À moins que le gouvernement Charest soit d'ores et déjà convaincu qu'il devra recourir à son plan B. Qu'il devra, donc, assurer le financement du privé.

À quoi bon un PPP, alors, si c'est encore le gouvernement (nous, les contribuables) qui assume les risques?

Chose certaine, ce projet de PPP est bien mal parti dès le départ. D'abord, parce qu'il a été mal «vendu». La juxtaposition des mots privé et santé dans une expression provoque de violentes crises d'urticaire au Québec.

Ensuite parce que notre expérience dans les PPP est trop limitée pour se lancer dans pareille aventure. Selon des sources fiables, l'ancien directeur général du CHUM, Denis Roy, avait d'ailleurs dit à la ministre Monique Jérôme-Forget que le CHUM est une «grosse bibitte pour essayer les PPP».

Enfin, parce que l'on a la désagréable impression que le dossier du CHUM est géré comme la Santé en général: délai, report et explosion des coûts.

On l'a vu encore une fois lors du dépôt du dernier budget Jérôme-Forget: les budgets en Santé au Québec sont non seulement incompressibles, mais apparemment illimités.
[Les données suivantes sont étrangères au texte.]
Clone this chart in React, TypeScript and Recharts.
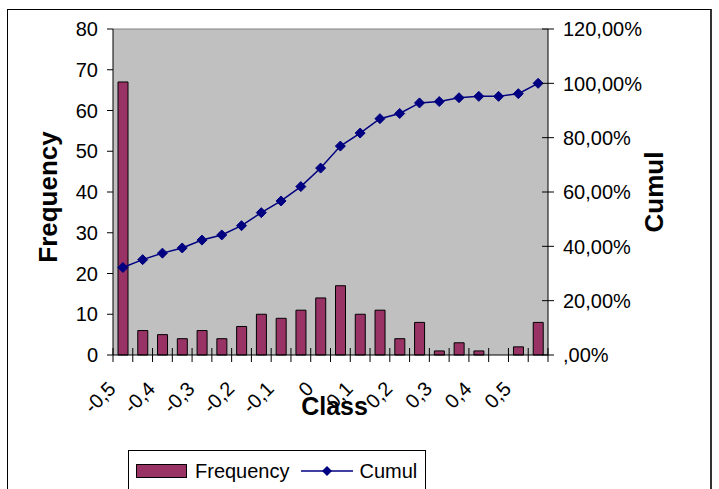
import React from "react";
import {
  ComposedChart,
  Bar,
  Line,
  XAxis,
  YAxis,
  CartesianGrid,
  ReferenceLine,
  Legend,
} from "recharts";

const classes = [
  "-0,5", "-0,45", "-0,4", "-0,35", "-0,3", "-0,25", "-0,2", "-0,15", "-0,1", "-0,05", "0",
  "0,05", "0,1", "0,15", "0,2", "0,25", "0,3", "0,35", "0,4", "0,45", "0,5", "0,55",
];
const frequency = [67, 6, 5, 4, 6, 4, 7, 10, 9, 11, 14, 17, 10, 11, 4, 8, 1, 3, 1, 0, 2, 8];
const cumul = [
  32.2, 35.1, 37.5, 39.4, 42.3, 44.2, 47.6, 52.4, 56.7, 62.0, 68.8,
  76.9, 81.7, 87.0, 88.9, 92.8, 93.3, 94.7, 95.2, 95.2, 96.2, 100,
];
const freqTicks = [0, 10, 20, 30, 40, 50, 60, 70, 80];
const cumulTicks = [0, 20, 40, 60, 80, 100, 120];

const data = classes.map((c, i) => ({
  cls: c,
  Frequency: frequency[i],
  Cumul: cumul[i],
}));

const FONT = '"Liberation Sans", Arial, Helvetica, sans-serif';
const BAR_COLOR = "#993366";
const LINE_COLOR = "#000080";
const PLOT_LEFT = 113;
const PLOT_RIGHT = 548;
const BAND = (PLOT_RIGHT - PLOT_LEFT) / classes.length;

const fmtPct = (v: number) => (v === 0 ? ",00%" : `${v},00%`);

function XTick(props: any) {
  const { x, y, payload, index } = props;
  const half = BAND / 2;
  const lx = x - 6;
  const ly = y + 35;
  return (
    <g>
      <line x1={x - half} x2={x - half} y1={y - 7} y2={y + 7} stroke="#000" />
      {index === classes.length - 1 && (
        <line x1={x + half} x2={x + half} y1={y - 7} y2={y + 7} stroke="#000" />
      )}
      {index % 2 === 0 && (
        <text
          x={lx}
          y={ly}
          textAnchor="end"
          transform={`rotate(-45 ${lx} ${ly})`}
          fontSize={20}
          fontFamily={FONT}
          fill="#000"
        >
          {payload.value}
        </text>
      )}
    </g>
  );
}

function LeftTick(props: any) {
  const { x, y, payload } = props;
  return (
    <g>
      <line x1={x + 9} x2={x + 15} y1={y} y2={y} stroke="#000" />
      <text x={x} y={y} dy="0.36em" textAnchor="end" fontSize={20} fontFamily={FONT} fill="#000">
        {payload.value}
      </text>
    </g>
  );
}

function RightTick(props: any) {
  const { x, y, payload } = props;
  return (
    <g>
      <line x1={x - 21} x2={x - 9} y1={y} y2={y} stroke="#000" />
      <text x={x} y={y} dy="0.36em" textAnchor="start" fontSize={20} fontFamily={FONT} fill="#000">
        {fmtPct(payload.value)}
      </text>
    </g>
  );
}

function Diamond(props: any) {
  const { cx, cy, index } = props;
  if (cx == null || cy == null) return null;
  const r = 5;
  return (
    <polygon
      key={`d-${index}`}
      points={`${cx},${cy - r} ${cx + r},${cy} ${cx},${cy + r} ${cx - r},${cy}`}
      fill={LINE_COLOR}
      stroke={LINE_COLOR}
    />
  );
}

function LegendBox() {
  return (
    <div
      style={{
        boxSizing: "border-box",
        width: 298,
        height: 45,
        border: "1px solid #000",
        background: "#fff",
        fontFamily: FONT,
        fontSize: 20,
        color: "#000",
      }}
    >
      <div style={{ display: "flex", alignItems: "center", height: 40, paddingLeft: 7 }}>
        <div
          style={{
            boxSizing: "border-box",
            width: 51,
            height: 14,
            background: BAR_COLOR,
            border: "1px solid #000",
          }}
        />
        <span style={{ marginLeft: 8 }}>Frequency</span>
        <svg width={52} height={14} style={{ marginLeft: 11 }}>
          <line x1={0} x2={52} y1={7} y2={7} stroke={LINE_COLOR} strokeWidth={1.5} />
          <polygon points="26,2 31,7 26,12 21,7" fill={LINE_COLOR} />
        </svg>
        <span style={{ marginLeft: 7 }}>Cumul</span>
      </div>
    </div>
  );
}

export default function App() {
  return (
    <div
      style={{
        position: "absolute",
        left: 0,
        top: 0,
        width: 719,
        height: 489,
        overflow: "hidden",
        background: "#fff",
        fontFamily: FONT,
      }}
    >
      <div
        style={{
          position: "absolute",
          left: 7,
          top: 9,
          width: 702,
          height: 600,
          borderLeft: "1px solid #000",
          borderTop: "1px solid #000",
          borderRight: "2px solid #333",
        }}
      />
      <div style={{ position: "absolute", left: 0, top: 0 }}>
        <ComposedChart
          width={719}
          height={500}
          data={data}
          margin={{ top: 29, right: 31, bottom: 5, left: 13 }}
        >
          <CartesianGrid
            yAxisId="left"
            fill="#C0C0C0"
            stroke="none"
            horizontal={false}
            vertical={false}
          />
          <XAxis
            dataKey="cls"
            interval={0}
            height={95}
            tickSize={0}
            tickMargin={0}
            tickLine={false}
            axisLine={{ stroke: "#000" }}
            tick={<XTick />}
            label={{
              value: "Class",
              position: "insideTop",
              offset: 42,
              dx: 4,
              style: { fontSize: 25, fontWeight: "bold", fill: "#000", fontFamily: FONT },
            }}
          />
          <YAxis
            yAxisId="left"
            width={100}
            domain={[0, 80]}
            ticks={freqTicks}
            tickSize={0}
            tickMargin={15}
            tickLine={false}
            axisLine={{ stroke: "#000" }}
            tick={<LeftTick />}
            label={{
              value: "Frequency",
              angle: -90,
              position: "insideLeft",
              offset: 35,
              dy: 5,
              style: {
                textAnchor: "middle",
                fontSize: 26,
                fontWeight: "bold",
                fill: "#000",
                fontFamily: FONT,
              },
            }}
          />
          <YAxis
            yAxisId="right"
            orientation="right"
            width={140}
            domain={[0, 120]}
            ticks={cumulTicks}
            tickSize={0}
            tickMargin={15}
            tickLine={false}
            axisLine={{ stroke: "#000" }}
            tick={<RightTick />}
            label={{
              value: "Cumul",
              angle: -90,
              position: "insideRight",
              offset: 34,
              style: {
                textAnchor: "middle",
                fontSize: 26,
                fontWeight: "bold",
                fill: "#000",
                fontFamily: FONT,
              },
            }}
          />
          <ReferenceLine yAxisId="left" y={80} stroke="#808080" />
          <Bar
            yAxisId="left"
            dataKey="Frequency"
            barSize={10}
            fill={BAR_COLOR}
            stroke="#000"
            strokeWidth={1}
            isAnimationActive={false}
          />
          <Line
            yAxisId="right"
            dataKey="Cumul"
            stroke={LINE_COLOR}
            strokeWidth={1.5}
            dot={<Diamond />}
            activeDot={false}
            isAnimationActive={false}
          />
          <Legend
            verticalAlign="bottom"
            align="left"
            wrapperStyle={{ left: 128, width: 298 }}
            content={() => <LegendBox />}
          />
        </ComposedChart>
      </div>
    </div>
  );
}
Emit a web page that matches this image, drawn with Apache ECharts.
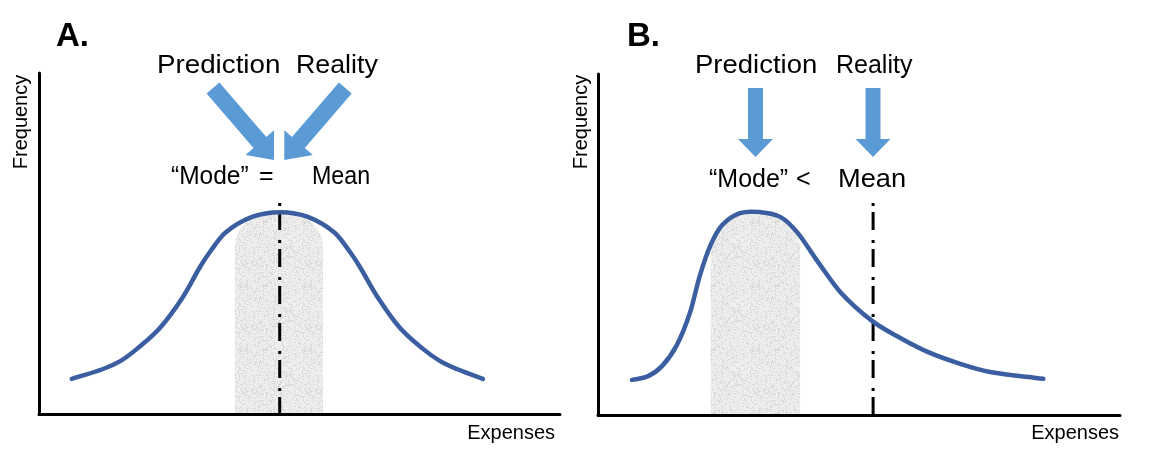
<!DOCTYPE html>
<html>
<head>
<meta charset="utf-8">
<script src="https://cdn.jsdelivr.net/npm/echarts@6/dist/echarts.min.js"></script>
<style>
  html, body { margin: 0; padding: 0; background: #ffffff; }
  #chart { width: 1153px; height: 459px; }
</style>
</head>
<body>
<div id="chart"></div>
<script>
// ---- Data (axes are unitless 0..100) ----
const panelTitles = ['A.', 'B.'];
const xAxisName = 'Expenses';
const yAxisName = 'Frequency';
const topLabels = ['Prediction', 'Reality'];
const compareLabelsA = ['\u201CMode\u201D', '=', 'Mean'];
const compareLabelsB = ['\u201CMode\u201D', '<', 'Mean'];

// Panel A: symmetric distribution
const curveAx = [6.3, 12.3, 15.6, 18.8, 23.2, 27.5, 30.9, 32.8, 35.7, 40.9, 46.3, 51.6, 56.8, 59.7, 61.6, 65.1, 69.3, 73.7, 77.0, 80.2, 85.2];
const curveAy = [10.3, 13.2, 15.5, 19.1, 25.2, 34.0, 43.1, 47.5, 53.1, 57.8, 59.2, 57.8, 53.1, 47.5, 43.1, 34.0, 25.2, 19.1, 15.5, 13.2, 10.3];

// Panel B: right-skewed distribution
const curveBx = [6.5, 9.6, 12.3, 15.1, 17.6, 19.5, 21.5, 23.8, 27.2, 31.0, 34.9, 38.1, 42.0, 46.4, 52.5, 57.9, 63.6, 69.4, 75.1, 85.3];
const curveBy = [10.3, 11.4, 14.4, 20.5, 29.9, 40.8, 49.6, 55.7, 59.2, 59.5, 58.1, 53.7, 45.2, 36.1, 27.6, 22.6, 18.2, 15.0, 12.6, 10.6];

// Shaded "mode" band: [start, end, top]
const bandA = [37.6, 54.5, 58.4];
const bandB = [21.6, 38.7, 58.7];

// Mean lines: [x, top]
const meanA = [46.2, 61.9];
const meanB = [52.7, 62.2];

// ---- Styles ----
const CURVE = '#3b5ea1';
const ARROW = '#5b9bd5';
const FONT = '"Liberation Sans", Arial, Helvetica, sans-serif';

function pairs(xs, ys) { return xs.map((x, i) => [x, ys[i]]); }

// stippled light-grey texture (deterministic hash, purely decorative)
function makeStipple() {
  const size = 64;
  const c = document.createElement('canvas');
  c.width = size; c.height = size;
  const ctx = c.getContext('2d');
  const img = ctx.createImageData(size, size);
  let s = 987654321;
  for (let i = 0; i < size * size; i++) {
    s = (Math.imul(s, 1103515245) + 12345) >>> 0;
    const r1 = (s >>> 8) % 100;
    const r2 = (s >>> 18) % 16;
    const v = 241 - (r1 < 22 ? 18 + r2 : r2 % 8);
    img.data[i * 4] = v; img.data[i * 4 + 1] = v; img.data[i * 4 + 2] = v; img.data[i * 4 + 3] = 255;
  }
  ctx.putImageData(img, 0, 0);
  return c;
}
const stipple = makeStipple();

const chart = echarts.init(document.getElementById('chart'), null, { renderer: 'canvas' });

function axisCfg(idx) {
  return {
    type: 'value', gridIndex: idx, min: 0, max: 100, z: 10,
    axisLine: { show: true, onZero: false, lineStyle: { color: '#000', width: 3 } },
    axisTick: { show: false }, axisLabel: { show: false }, splitLine: { show: false }
  };
}

function bandSeries(idx, band) {
  return {
    type: 'custom', xAxisIndex: idx, yAxisIndex: idx, z: 1, silent: true,
    data: [band],
    renderItem: function (params, api) {
      const p0 = api.coord([api.value(0), api.value(2)]);
      const p1 = api.coord([api.value(1), 0]);
      return {
        type: 'rect',
        shape: { x: p0[0], y: p0[1], width: p1[0] - p0[0], height: p1[1] - p0[1], r: [32, 32, 0, 0] },
        style: { fill: { image: stipple, repeat: 'repeat' } }
      };
    }
  };
}

// Smooth curve through the data points (Hermite spline in pixel space, via api.coord)
function curveSeries(idx, xs, ys) {
  const pts = pairs(xs, ys);
  return {
    type: 'custom', xAxisIndex: idx, yAxisIndex: idx, z: 4, silent: true,
    data: pts,
    encode: { x: 0, y: 1 },
    renderItem: function (params, api) {
      if (params.dataIndex !== 0) return null;
      const P = pts.map(p => api.coord(p));
      const n = P.length;
      const m = [];
      for (let i = 0; i < n; i++) {
        const a = P[Math.max(0, i - 1)], b = P[Math.min(n - 1, i + 1)];
        m.push((b[1] - a[1]) / (b[0] - a[0]));
      }
      let d = 'M' + P[0][0] + ' ' + P[0][1];
      for (let i = 0; i < n - 1; i++) {
        const dx = (P[i + 1][0] - P[i][0]) / 3;
        d += ' C' + (P[i][0] + dx) + ' ' + (P[i][1] + m[i] * dx) + ' ' +
          (P[i + 1][0] - dx) + ' ' + (P[i + 1][1] - m[i + 1] * dx) + ' ' +
          P[i + 1][0] + ' ' + P[i + 1][1];
      }
      return {
        type: 'path',
        shape: { pathData: d },
        style: { fill: null, stroke: CURVE, lineWidth: 4.5, lineCap: 'round', lineJoin: 'round' }
      };
    }
  };
}
function meanSeries(idx, m) {
  return {
    type: 'line', xAxisIndex: idx, yAxisIndex: idx, z: 3, silent: true,
    data: [[m[0], m[1]], [m[0], 0]], symbol: 'none',
    lineStyle: { color: '#000', width: 3, type: [3, 6, 18, 10], dashOffset: 0 }
  };
}

function txt(text, x, y, size, opts) {
  opts = opts || {};
  return {
    type: 'text', x: x, y: y, z: 20,
    rotation: opts.rotation || 0,
    scaleX: opts.scaleX || 1,
    style: {
      text: text, fill: '#000', font: (opts.weight || 'normal') + ' ' + size + 'px ' + FONT,
      align: opts.align || 'left', verticalAlign: 'middle'
    }
  };
}
function poly(points) {
  return { type: 'polygon', z: 15, shape: { points: points }, style: { fill: ARROW } };
}
function downArrow(cx, top, headTop, tip, shaftHalf, headHalf) {
  return poly([[cx - shaftHalf, top], [cx + shaftHalf, top], [cx + shaftHalf, headTop],
    [cx + headHalf, headTop], [cx, tip], [cx - headHalf, headTop], [cx - shaftHalf, headTop]]);
}

const graphics = [
  // Panel titles
  txt(panelTitles[0], 56, 37, 33, { weight: 'bold' }),
  txt(panelTitles[1], 627, 37, 33, { weight: 'bold' }),
  // Top labels A
  txt(topLabels[0], 157, 66, 25, { scaleX: 1.11 }),
  txt(topLabels[1], 296, 66, 25, { scaleX: 1.07 }),
  // Top labels B
  txt(topLabels[0], 695, 66, 25, { scaleX: 1.10 }),
  txt(topLabels[1], 836, 66, 25, { scaleX: 1.0 }),
  // Comparison line A
  txt(compareLabelsA[0], 171, 177, 25, { scaleX: 0.98 }),
  txt(compareLabelsA[1], 259, 177, 25),
  txt(compareLabelsA[2], 312, 177, 25, { scaleX: 0.93 }),
  // Comparison line B
  txt(compareLabelsB[0], 709, 180, 25, { scaleX: 1.0 }),
  txt(compareLabelsB[1], 796, 180, 25),
  txt(compareLabelsB[2], 838, 180, 25, { scaleX: 1.09 }),
  // Axis names
  txt(xAxisName, 555, 433.5, 20, { align: 'right' }),
  txt(xAxisName, 1119, 433.5, 20, { align: 'right' }),
  txt(yAxisName, 21, 122, 20, { align: 'center', rotation: Math.PI / 2 }),
  txt(yAxisName, 581, 122, 20, { align: 'center', rotation: Math.PI / 2 }),
  // Arrows A (diagonal, converging, clipped at the centre gap)
  poly([[206.6, 93.5], [219.4, 82.5], [266.3, 137], [274, 130.3], [274, 160], [245.5, 154.9], [253.5, 148]]),
  poly([[351.7, 93.5], [338.9, 82.5], [292, 137], [284.3, 130.3], [284.3, 160], [312.8, 154.9], [304.8, 148]]),
  // Arrows B (vertical)
  downArrow(755.5, 88, 139, 157, 7.5, 17.5),
  downArrow(873, 88, 139, 157, 7.5, 17.5)
];

const option = {
  backgroundColor: '#ffffff',
  animation: false,
  grid: [
    { left: 39, top: 73, width: 521, height: 341 },
    { left: 598, top: 74, width: 522, height: 341 }
  ],
  xAxis: [axisCfg(0), axisCfg(1)],
  yAxis: [axisCfg(0), axisCfg(1)],
  series: [
    bandSeries(0, bandA), meanSeries(0, meanA), curveSeries(0, curveAx, curveAy),
    bandSeries(1, bandB), meanSeries(1, meanB), curveSeries(1, curveBx, curveBy)
  ],
  graphic: graphics
};
chart.setOption(option);
</script>
</body>
</html>
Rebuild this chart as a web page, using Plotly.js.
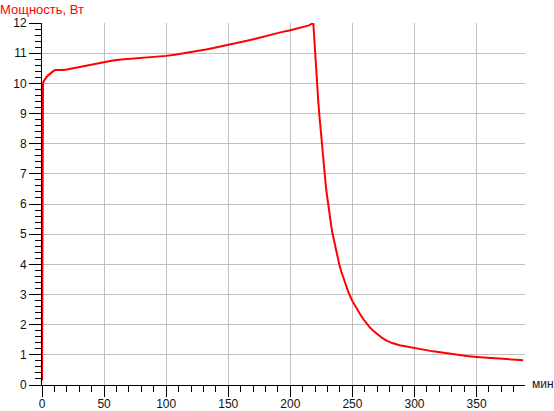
<!DOCTYPE html>
<html>
<head>
<meta charset="utf-8">
<script src="https://cdn.plot.ly/plotly-3.0.1.min.js"></script>
<style>html,body{margin:0;padding:0;background:#fff;}#chart{width:554px;height:411px;}</style>
</head>
<body>
<div id="chart"></div>
<script>
// time, minutes
const timeMin = [0, 0.5, 0.8, 1.5, 2.7, 4, 5.4, 6.7, 8, 9.3, 10.7, 12, 14, 17, 20, 25, 30, 35, 40, 45, 50, 57, 64, 71, 78, 85, 92, 100, 107, 115, 120, 125, 132, 138, 144, 150, 157, 165, 172, 178, 185, 192, 200, 205, 210, 215, 218.5, 219.2, 220, 220.7, 221.8, 222.6, 223.7, 224.7, 225.5, 226.3, 227.1, 228.2, 229, 230, 231, 232, 233, 234, 235, 236, 237, 238, 239.4, 241, 243, 245, 247, 250, 253, 256, 259, 261.4, 264, 267, 270, 274, 277.5, 282, 288, 294, 300, 308, 315, 325, 334, 342, 350, 360, 369, 378, 387.5];
// power, W
const powerW = [0.15, 9.85, 10.0, 10.08, 10.17, 10.23, 10.28, 10.33, 10.37, 10.41, 10.44, 10.44, 10.43, 10.44, 10.46, 10.5, 10.55, 10.6, 10.64, 10.68, 10.72, 10.76, 10.79, 10.81, 10.84, 10.86, 10.88, 10.91, 10.95, 11.0, 11.03, 11.07, 11.12, 11.17, 11.22, 11.27, 11.33, 11.41, 11.48, 11.55, 11.62, 11.69, 11.76, 11.81, 11.86, 11.92, 12.0, 11.5, 10.95, 10.45, 9.9, 9.35, 8.8, 8.3, 7.92, 7.55, 7.2, 6.78, 6.45, 6.12, 5.8, 5.52, 5.26, 5.02, 4.81, 4.61, 4.42, 4.24, 4.0, 3.76, 3.5, 3.26, 3.05, 2.78, 2.55, 2.36, 2.17, 2.03, 1.91, 1.79, 1.68, 1.56, 1.47, 1.39, 1.32, 1.27, 1.22, 1.16, 1.115, 1.06, 1.0, 0.96, 0.93, 0.9, 0.87, 0.85, 0.82];
const xTicks = [0, 50, 100, 150, 200, 250, 300, 350];
const yTicks = [0, 1, 2, 3, 4, 5, 6, 7, 8, 9, 10, 11, 12];
const yTitle = "Мощность, Вт";
const xUnit = "мин";

const trace = {
  x: timeMin, y: powerW, type: 'scatter', mode: 'lines',
  line: {color: '#ff0000', width: 2}, hoverinfo: 'skip'
};
const font = {family: 'Liberation Sans, Arial, sans-serif', size: 12, color: '#111'};
const layout = {
  width: 554, height: 411,
  margin: {l: 42, r: 29, t: 23, b: 26},
  paper_bgcolor: '#fff', plot_bgcolor: '#fff',
  showlegend: false,
  font: font,
  title: {text: yTitle, x: 0, xref: 'container', xanchor: 'left', y: 1 - 9/411, yref: 'container', yanchor: 'middle',
          font: {family: 'Liberation Sans, Arial, sans-serif', size: 13, color: '#ff0000'}},
  xaxis: {
    range: [0, 389], tickmode: 'array', tickvals: xTicks, ticktext: xTicks.map(String),
    showgrid: true, gridcolor: '#c0c0c0', gridwidth: 1, zeroline: false,
    showline: true, linecolor: '#000', linewidth: 1,
    ticks: 'outside', ticklen: 11, tickcolor: '#000', tickwidth: 1, ticklabelstandoff: -3,
    minor: {dtick: 10, tick0: 0, ticks: 'outside', ticklen: 6, tickcolor: '#000', tickwidth: 1, showgrid: false},
    tickfont: font, fixedrange: true
  },
  yaxis: {
    range: [0, 12], tickmode: 'array', tickvals: yTicks, ticktext: yTicks.map(String),
    showgrid: true, gridcolor: '#c0c0c0', gridwidth: 1, zeroline: false,
    showline: true, linecolor: '#000', linewidth: 1,
    ticks: 'outside', ticklen: 12, tickcolor: '#000', tickwidth: 1,
    minor: {dtick: 0.2, tick0: 0, ticks: 'outside', ticklen: 6, tickcolor: '#000', tickwidth: 1, showgrid: false},
    tickfont: font, fixedrange: true
  },
  annotations: [{
    text: xUnit, xref: 'paper', yref: 'paper', x: 1, y: 0, xanchor: 'left', yanchor: 'middle',
    xshift: 5, yshift: 1, showarrow: false, font: font
  }]
};
Plotly.newPlot('chart', [trace], layout, {displayModeBar: false, staticPlot: true});
</script>
</body>
</html>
En un coup de plume, la ministre a évacué tout débat possible sur un frein aux dépenses en Santé en affirmant que ce n'est pas le temps de couper dans les services en période de crise. Un autre tour de déchiqueteuse pour les rapports Clair, Ménard et Castonguay.

En 10 ans, le budget de la Santé a doublé, passant de 13 milliards à 26 milliards par année. À ce rythme là, il atteindra près de 35 milliards d'ici cinq ans, soit plus de la moitié du budget total du Québec.

Pas étonnant que le coût du futur CHUM ait lui aussi doublé au cours des dernières années.